Kayla Hilton always knew she wanted to be an elementary school teacher.
Her mother, Ms. Susan Snyder, teaches the Introduction to Culinary Arts program at Lancaster County Career and Technology Center’s (LCCTC) Mount Joy campus, but Hilton wanted to teach younger students. She explains, “I wanted [students] to enjoy their education and to… have a good set-up, so that they can look at education as a positive thing and not a negative. That’s why I wanted [to teach] a younger age, because this really is the foundation.”
Hilton graduated from our Early Childhood Education program at our Mount Joy campus in 2015 and attended the Harrisburg Area Community College (HACC) soon after. She says that her CTC transferrable credits were useful for saving her money and time, but she particularly emphasized how much the depth and practicality of her program’s curriculum prepared her for her future job. “You actually had hands-on. You were able to create lesson plans. You’re actually able to create the materials…. CTC definitely gave me a more realistic education [than college] on what it’s like to be a teacher,” she says, while admitting that her student teaching experience was altered due to the pandemic.
She recalls a lesson on planting and taking care of trees that she taught to preschool-aged children while in high school. She remembers how the children responded with interest and excitement about learning. “That was the one thing that made me feel like, ‘Oh, okay, I can do this….’ It’s not going to be perfect the first time you teach. So it was a kind of confirmation, it was confirming for me that this is what I want to do,” she says.
Hilton currently works as a second-grade teacher at Captain John Smith Elementary School in Virginia. She was recently honored as Teacher of the Year, an award that still shocks her. She says she strives to be the kind of teacher that makes an impact on her students; she described her 101st-Day-of-School celebration this year, where she dressed up as Albert Einstein and made one of her most solemn students laugh. “I’d been trying to help him build his confidence… and I hadn’t been able to make him smile all year,” she remarked.

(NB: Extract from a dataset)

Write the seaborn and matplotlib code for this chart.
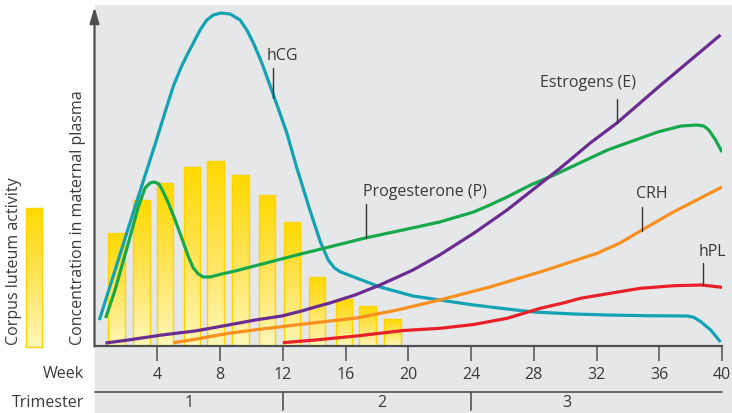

Hilton admits that even with a few years of experience now, each and every day in the classroom is different. She detailed one reading lesson where all of her “usual teacher tricks” for engagement fell flat. She jokingly offered to bribe her students with candy to do their work and one student “without missing a beat” gasped loudly, “Mrs. Hilton! That’s what kid-nappers do!” “Needless to say, the whole class burst out laughing – and so did I. It was one of those moments that perfectly captures the unpredictable, unfiltered honesty of teaching little ones,” she said.
As Teacher of the Year, Hilton proves that early passion, paired with practical training and a willingness to adapt to the unexpected, can shape a successful career.